Wednesday, Oct. 9, is John Lennon’s birthday. It’s hard to believe that he would have been 73. If you know me, you know that I am a huge Beatles fan. When I was a teenager, I was absolutely fanatical about them. John, in particular, was my favorite Beatle. But it wasn’t just his music, both while with the group and during his solo career, that I loved. It was his story, his personal history.
Like me, John lived with his aunt and had an on again, off again relationship with his dysfunctional mother. Like me, John’s father abandoned him when he was a baby. And like me, John was a terrible student in high school, except when it came to art class.

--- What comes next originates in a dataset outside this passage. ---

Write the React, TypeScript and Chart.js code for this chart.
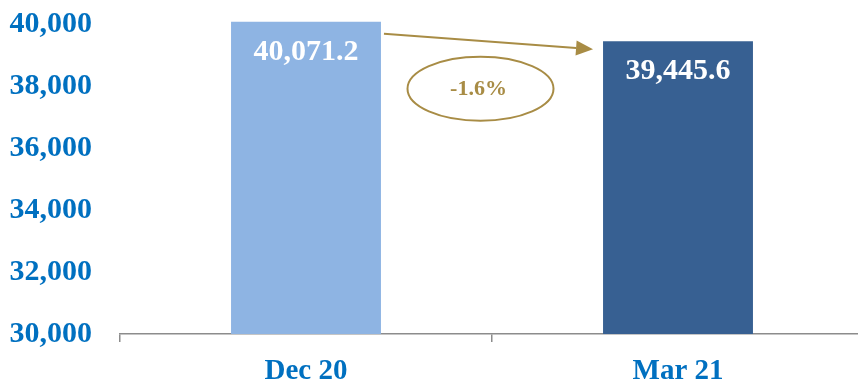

I related so much to him as a person, and the songs he wrote about his painful past, that I clung to his celebrity in a—looking back on it now—most unhealthy way. Because I allowed myself to justify the poor choices I made back then—the poor grades, the daydreaming, the lack of any real motivation to make something of myself. I was convinced that because Lennon made it through the pain of his childhood, the fact that he found fame and fortune, that I would as well. But the difference is he had an uncanny musical talent and pursued his love of music. Me? I wasn’t exactly sure what I wanted to be. But I thought for sure that whenever I decided what it was, success would find me. And therein was the problem.

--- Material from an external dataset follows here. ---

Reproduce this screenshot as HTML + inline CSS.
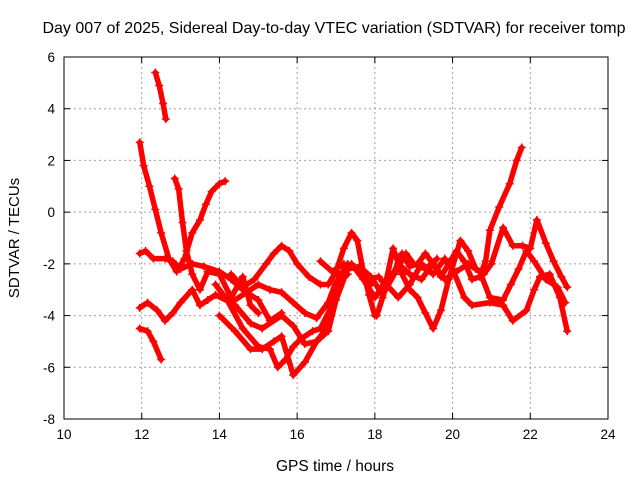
<!DOCTYPE html>
<html><head><meta charset="utf-8"><style>
body{margin:0;background:#fff}
svg{display:block;font-family:"Liberation Sans",sans-serif}
</style></head><body>
<svg id="c" width="640" height="480" xmlns="http://www.w3.org/2000/svg"></svg>
<script>
const xTicks=[10,12,14,16,18,20,22,24];
const yTicks=[6,4,2,0,-2,-4,-6,-8];
const trackA=[[12.35,5.4],[12.45,4.9],[12.55,4.2],[12.62,3.6]];
const trackB=[[11.95,2.7],[12.05,1.8],[12.2,1.0],[12.35,0.1],[12.5,-0.8],[12.7,-1.8],[12.9,-2.3],[13.1,-1.8],[13.3,-0.8],[13.5,-0.3],[13.65,0.3],[13.8,0.8],[14.0,1.1],[14.15,1.2]];
const trackC=[[12.85,1.3],[12.95,0.9],[13.05,-0.4],[13.15,-1.5],[13.3,-2.4],[13.5,-3.0],[13.7,-2.3],[14.0,-2.4],[14.3,-3.3],[14.6,-2.5],[14.8,-3.6],[15.0,-3.9]];
const trackD=[[11.95,-1.6],[12.1,-1.5],[12.3,-1.8],[12.6,-1.8],[12.8,-1.9],[13.0,-2.2],[13.3,-2.0],[13.6,-2.1],[14.0,-2.3],[14.3,-2.6],[14.6,-3.0],[15.0,-3.4],[15.3,-4.2],[15.6,-3.9]];
const trackE=[[11.95,-3.7],[12.15,-3.5],[12.4,-3.8],[12.6,-4.2],[12.8,-3.9],[13.0,-3.5],[13.3,-3.0],[13.5,-3.6],[13.7,-3.4],[13.9,-3.2],[14.3,-3.5],[14.7,-3.1],[15.0,-2.8],[15.3,-3.0],[15.6,-3.1],[15.9,-3.5],[16.2,-3.9],[16.5,-4.1],[16.8,-3.5],[17.0,-2.7],[17.3,-2.4]];
const trackF=[[11.95,-4.5],[12.15,-4.6],[12.3,-5.0],[12.5,-5.7]];
const trackG=[[14.3,-2.4],[14.6,-2.9],[14.9,-2.6],[15.2,-2.0],[15.4,-1.6],[15.6,-1.3],[15.8,-1.5],[16.0,-2.0],[16.3,-2.5],[16.6,-2.8],[16.8,-2.8],[17.0,-2.3],[17.2,-1.4],[17.4,-0.8],[17.55,-1.1],[17.7,-2.3],[17.85,-3.2],[18.0,-4.0]];
const trackH=[[13.9,-2.8],[14.2,-3.4],[14.6,-4.5],[15.0,-5.2],[15.3,-5.3],[15.5,-6.0],[15.7,-5.7],[15.9,-5.2],[16.1,-4.9],[16.4,-4.6],[16.6,-4.5],[16.9,-3.6],[17.1,-2.5],[17.3,-2.0],[17.6,-2.3],[17.9,-2.8]];
const trackI=[[14.4,-3.6],[14.8,-4.3],[15.1,-4.5],[15.6,-4.0],[15.9,-4.4],[16.2,-5.1],[16.5,-5.0],[16.7,-4.6],[16.9,-3.4],[17.1,-2.4],[17.4,-2.0],[17.7,-2.6],[18.0,-3.3],[18.3,-2.6]];
const trackJ=[[14.0,-4.0],[14.4,-4.6],[14.8,-5.3],[15.1,-5.3],[15.4,-5.0],[15.6,-4.8],[15.9,-6.3],[16.2,-5.8],[16.5,-5.0],[16.8,-4.6],[17.0,-3.4],[17.3,-2.2],[17.6,-2.1],[17.9,-2.5],[18.2,-3.2],[18.5,-2.4],[18.8,-1.6],[19.0,-2.0],[19.3,-2.2],[19.6,-1.8]];
const trackK=[[16.6,-1.9],[16.9,-2.3],[17.2,-2.0],[17.5,-2.2],[17.8,-2.6],[18.1,-2.5],[18.3,-2.9],[18.5,-2.3],[18.7,-1.6],[18.9,-2.1],[19.1,-2.0],[19.3,-1.6],[19.5,-2.0],[19.7,-2.5],[19.9,-2.0],[20.1,-1.5],[20.3,-1.9],[20.5,-2.6],[20.7,-2.5],[20.85,-1.9],[20.96,-0.7],[21.2,0.2],[21.47,1.1],[21.65,2.0],[21.78,2.5]];
const trackL=[[18.05,-4.0],[18.2,-3.3],[18.47,-1.4],[18.7,-2.4],[18.9,-3.0],[19.1,-3.3],[19.3,-3.9],[19.5,-4.5],[19.7,-3.8],[19.9,-2.6],[20.1,-1.6],[20.2,-1.1],[20.4,-1.5],[20.6,-2.2],[20.8,-2.4],[21.0,-2.0],[21.3,-0.6],[21.55,-1.3],[21.8,-1.3],[22.0,-1.4],[22.17,-0.3],[22.4,-1.2],[22.6,-1.9],[22.8,-2.5],[22.95,-2.9]];
const trackM=[[18.3,-2.8],[18.6,-3.3],[18.9,-2.8],[19.2,-2.0],[19.5,-2.4],[19.8,-1.8],[20.0,-2.2],[20.3,-3.3],[20.5,-3.6],[20.96,-3.5],[21.3,-3.6],[21.55,-4.2],[21.9,-3.8],[22.1,-3.0],[22.25,-2.5],[22.5,-2.4],[22.76,-3.3],[22.95,-4.6]];
const trackN=[[18.6,-2.0],[18.9,-2.4],[19.2,-2.6],[19.5,-2.0],[19.8,-2.6],[20.1,-2.3],[20.4,-2.0],[20.7,-2.3],[20.96,-3.3],[21.3,-3.4],[21.5,-2.8],[21.7,-2.2],[21.9,-1.5],[22.1,-1.9],[22.4,-2.6],[22.7,-2.9],[22.9,-3.5]];
const tracks=[trackA,trackB,trackC,trackD,trackE,trackF,trackG,trackH,trackI,trackJ,trackK,trackL,trackM,trackN];
const NS="http://www.w3.org/2000/svg",svg=document.getElementById('c');
const L=64,R=608,T=57,B=419;
const sx=h=>L+(h-10)/14*(R-L), sy=v=>T+(6-v)/14*(B-T);
function mk(t,a,p){const e=document.createElementNS(NS,t);for(const k in a)e.setAttribute(k,a[k]);(p||svg).appendChild(e);return e;}
const grid=mk('g',{});


xTicks.forEach(t=>{const x=sx(t);
 if(t>10&&t<24)mk('line',{x1:x,y1:T,x2:x,y2:B,stroke:'#a0a0a0','stroke-dasharray':'2,3'},grid);
 mk('line',{x1:x,y1:B,x2:x,y2:B-6,stroke:'#000'},grid);mk('line',{x1:x,y1:T,x2:x,y2:T+6,stroke:'#000'},grid);
 const tx=mk('text',{x:x,y:B+20,'text-anchor':'middle','font-size':13.5},grid);tx.textContent=t;
 
 });
yTicks.forEach(t=>{const y=sy(t);
 if(t<6&&t>-8)mk('line',{x1:L,y1:y,x2:R,y2:y,stroke:'#a0a0a0','stroke-dasharray':'2,3'},grid);
 mk('line',{x1:L,y1:y,x2:L+6,y2:y,stroke:'#000'},grid);mk('line',{x1:R,y1:y,x2:R-6,y2:y,stroke:'#000'},grid);
 const tx=mk('text',{x:L-9,y:y+5,'text-anchor':'end','font-size':13.5},grid);tx.textContent=t;
 
 });
const frame=mk('rect',{x:L,y:T,width:R-L,height:B-T,fill:'none',stroke:'#000'});


tracks.forEach((tr,i)=>{const g=mk('g',{});
 
 
 mk('polyline',{points:tr.map(p=>sx(p[0])+','+sy(p[1])).join(' '),fill:'none',stroke:'#f00','stroke-width':5.5,'stroke-linejoin':'round','stroke-linecap':'round'},g);
 tr.forEach(p=>{const x=sx(p[0]),y=sy(p[1]);
  mk('path',{d:`M${x-4},${y}H${x+4}M${x},${y-4}V${y+4}`,stroke:'#f00','stroke-width':1.5},g);});});
const t1=mk('text',{x:334,y:33,'text-anchor':'middle','font-size':16});t1.textContent='Day 007 of 2025, Sidereal Day-to-day VTEC variation (SDTVAR) for receiver tomp';


const t2=mk('text',{x:335,y:471,'text-anchor':'middle','font-size':15.5});t2.textContent='GPS time / hours';


const t3=mk('text',{x:19,y:238,'text-anchor':'middle','font-size':15,transform:'rotate(-90 19 238)'});t3.textContent='SDTVAR / TECUs';


</script>
</body></html>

We all have heroes. And we all daydream. Both of these things are good for us. They are what make us hopeful for the future. They are what help us strive to be better people. They help us reach our goals. Inspire us. Motivate us. Lennon did that for me. I believed that whatever I was going to be, whenever I discovered my own true passion—the same passion Lennon had for music—that I would catapult to fame; no hard work required. I simply didn't get it.

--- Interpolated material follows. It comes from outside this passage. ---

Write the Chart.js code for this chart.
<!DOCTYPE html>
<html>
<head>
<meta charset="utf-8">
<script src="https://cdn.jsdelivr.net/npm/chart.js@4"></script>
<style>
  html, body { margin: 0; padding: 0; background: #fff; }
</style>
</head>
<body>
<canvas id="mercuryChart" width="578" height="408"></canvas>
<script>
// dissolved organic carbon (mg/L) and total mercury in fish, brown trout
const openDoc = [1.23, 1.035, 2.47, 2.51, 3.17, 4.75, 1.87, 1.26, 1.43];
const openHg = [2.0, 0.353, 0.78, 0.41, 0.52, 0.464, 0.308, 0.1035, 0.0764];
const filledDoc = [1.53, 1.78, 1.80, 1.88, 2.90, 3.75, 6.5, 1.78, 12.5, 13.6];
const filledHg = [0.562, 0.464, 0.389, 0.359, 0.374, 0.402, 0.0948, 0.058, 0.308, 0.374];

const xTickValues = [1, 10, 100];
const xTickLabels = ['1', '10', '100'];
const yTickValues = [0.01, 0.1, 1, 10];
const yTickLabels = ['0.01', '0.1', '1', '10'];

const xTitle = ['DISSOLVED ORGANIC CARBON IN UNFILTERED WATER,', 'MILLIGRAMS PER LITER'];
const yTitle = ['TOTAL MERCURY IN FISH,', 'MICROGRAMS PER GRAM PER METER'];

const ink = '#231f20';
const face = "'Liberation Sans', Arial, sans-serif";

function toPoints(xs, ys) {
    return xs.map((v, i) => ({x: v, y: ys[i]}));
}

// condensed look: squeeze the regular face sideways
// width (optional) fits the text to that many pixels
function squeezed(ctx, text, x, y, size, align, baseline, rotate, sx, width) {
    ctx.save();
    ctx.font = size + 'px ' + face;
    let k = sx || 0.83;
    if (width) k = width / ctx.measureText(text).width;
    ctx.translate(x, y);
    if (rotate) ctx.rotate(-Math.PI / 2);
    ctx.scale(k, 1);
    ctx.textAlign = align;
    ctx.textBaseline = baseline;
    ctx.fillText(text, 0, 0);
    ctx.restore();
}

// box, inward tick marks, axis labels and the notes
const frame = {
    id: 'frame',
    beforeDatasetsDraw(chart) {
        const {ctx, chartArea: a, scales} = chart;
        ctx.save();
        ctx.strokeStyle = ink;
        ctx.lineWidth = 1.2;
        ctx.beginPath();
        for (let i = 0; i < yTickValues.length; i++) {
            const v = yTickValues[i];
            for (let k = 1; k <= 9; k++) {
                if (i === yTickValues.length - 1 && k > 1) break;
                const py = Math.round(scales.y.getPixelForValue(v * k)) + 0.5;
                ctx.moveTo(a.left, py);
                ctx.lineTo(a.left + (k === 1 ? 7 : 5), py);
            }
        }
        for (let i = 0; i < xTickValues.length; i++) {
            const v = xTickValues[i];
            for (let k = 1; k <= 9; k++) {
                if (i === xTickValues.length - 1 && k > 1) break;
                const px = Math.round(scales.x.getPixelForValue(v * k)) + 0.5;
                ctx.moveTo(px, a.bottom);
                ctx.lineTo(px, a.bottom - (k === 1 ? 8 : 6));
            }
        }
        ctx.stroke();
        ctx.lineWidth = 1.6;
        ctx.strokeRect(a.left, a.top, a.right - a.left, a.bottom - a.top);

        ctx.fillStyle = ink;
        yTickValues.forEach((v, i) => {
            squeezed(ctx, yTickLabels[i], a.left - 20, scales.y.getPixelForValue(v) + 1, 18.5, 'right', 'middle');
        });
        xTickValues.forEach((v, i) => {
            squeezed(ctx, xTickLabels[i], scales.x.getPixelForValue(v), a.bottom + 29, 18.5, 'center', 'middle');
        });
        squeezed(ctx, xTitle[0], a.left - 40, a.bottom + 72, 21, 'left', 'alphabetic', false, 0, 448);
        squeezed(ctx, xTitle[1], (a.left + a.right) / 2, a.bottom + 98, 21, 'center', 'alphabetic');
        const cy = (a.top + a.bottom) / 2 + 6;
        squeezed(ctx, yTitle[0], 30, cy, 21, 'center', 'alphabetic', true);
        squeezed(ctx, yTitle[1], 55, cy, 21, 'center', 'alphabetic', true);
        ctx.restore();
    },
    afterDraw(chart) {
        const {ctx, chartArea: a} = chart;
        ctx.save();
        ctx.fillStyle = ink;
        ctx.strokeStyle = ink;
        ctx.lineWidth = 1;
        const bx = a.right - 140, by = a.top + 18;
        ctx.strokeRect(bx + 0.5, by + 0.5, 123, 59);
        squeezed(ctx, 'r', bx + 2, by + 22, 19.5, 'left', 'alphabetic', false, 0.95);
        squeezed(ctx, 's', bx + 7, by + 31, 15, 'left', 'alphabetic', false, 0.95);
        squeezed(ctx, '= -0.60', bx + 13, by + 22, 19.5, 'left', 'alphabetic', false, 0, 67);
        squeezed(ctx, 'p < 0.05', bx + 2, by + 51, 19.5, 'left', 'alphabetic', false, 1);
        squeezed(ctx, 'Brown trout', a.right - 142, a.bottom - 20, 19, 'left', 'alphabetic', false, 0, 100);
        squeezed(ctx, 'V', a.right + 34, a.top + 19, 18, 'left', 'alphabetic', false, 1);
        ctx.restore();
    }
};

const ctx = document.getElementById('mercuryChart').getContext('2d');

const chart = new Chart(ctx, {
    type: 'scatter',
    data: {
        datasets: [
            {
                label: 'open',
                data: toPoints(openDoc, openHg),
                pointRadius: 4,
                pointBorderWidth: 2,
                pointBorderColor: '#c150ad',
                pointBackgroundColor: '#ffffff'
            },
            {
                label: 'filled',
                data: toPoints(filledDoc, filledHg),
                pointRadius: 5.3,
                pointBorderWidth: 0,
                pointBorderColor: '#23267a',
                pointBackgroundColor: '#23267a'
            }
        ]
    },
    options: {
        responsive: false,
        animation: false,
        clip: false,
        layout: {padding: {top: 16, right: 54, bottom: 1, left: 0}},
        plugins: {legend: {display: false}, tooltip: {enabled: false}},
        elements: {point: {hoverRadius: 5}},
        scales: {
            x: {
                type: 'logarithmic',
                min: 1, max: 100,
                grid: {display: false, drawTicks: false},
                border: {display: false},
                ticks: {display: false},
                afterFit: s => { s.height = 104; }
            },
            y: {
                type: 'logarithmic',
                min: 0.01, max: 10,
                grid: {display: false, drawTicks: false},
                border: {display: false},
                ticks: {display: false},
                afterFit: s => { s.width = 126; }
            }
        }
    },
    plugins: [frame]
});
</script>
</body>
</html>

When I was younger, despite having read books upon books about the Beatles, and watching documentaries and movies about the group and how they rose to fame, I chose to look at only their talent and ignore what truly made the Beatles, and Lennon, so truly good at what they did: practice.
The Beatles may have exploded onto American soil in 1964, but before they got famous, they spent from 1960 to 1962 playing dingy clubs in their hometown of Liverpool, and all over England, as well as Hamburg, Germany. The many times the Beatles toured Hamburg, they played for hours on end, seven days a week, for very little pay. They played for rough crowds and often stayed the night at the clubs they performed in, which smelled of beer, stale cigarettes and urine. Their sets lasted so long that they learned to improvise, honing their showmanship skills and mastering their instruments. Hamburg was, as George Harrison once put it, their “apprenticeship.”
I’ve wanted to be a writer since I was in my early 20s. I used to talk about it all the time. But I didn’t really do much about it. And part of me regrets that. But the other part of me realizes that perhaps I had to go through a variety of jobs in which I didn’t want to work, struggle a bit, let life kick me in the ass a few times, to really get a sense of who I am and what I’m capable of doing when it comes down to it. And it forced me to take a chance, to actually do some writing, submit it to a publication, and see what happened. I figured I could write myself out of a situation if I didn’t like it.
That was about seven years ago, And I’m still working at it. And I’m getting bolder; and more confident. I’ve maintained a weekly column for more than a year while working a full-time job, raising two boys, trying to be a devoted husband and maintain some sort of social life with my friends. And, at the same time, I’m freelancing for another publication and submitting pitches to prominent, national publications. And though I’m getting rejected, I’m learning from it. I’m honing my skills. Right now, this is my Hamburg. I don’t expect to be any sort of John Lennon in the literary or journalism world. That’s not realistic nor is it something I necessarily want. What I want is to be happy, to be able to be creative and express myself in the way I feel most comfortable doing, and that’s through writing. And I’m getting there, one dingy club at a time.
Happy Birthday John. Thanks for the life lesson. It only took me 20 years or so to figure it out.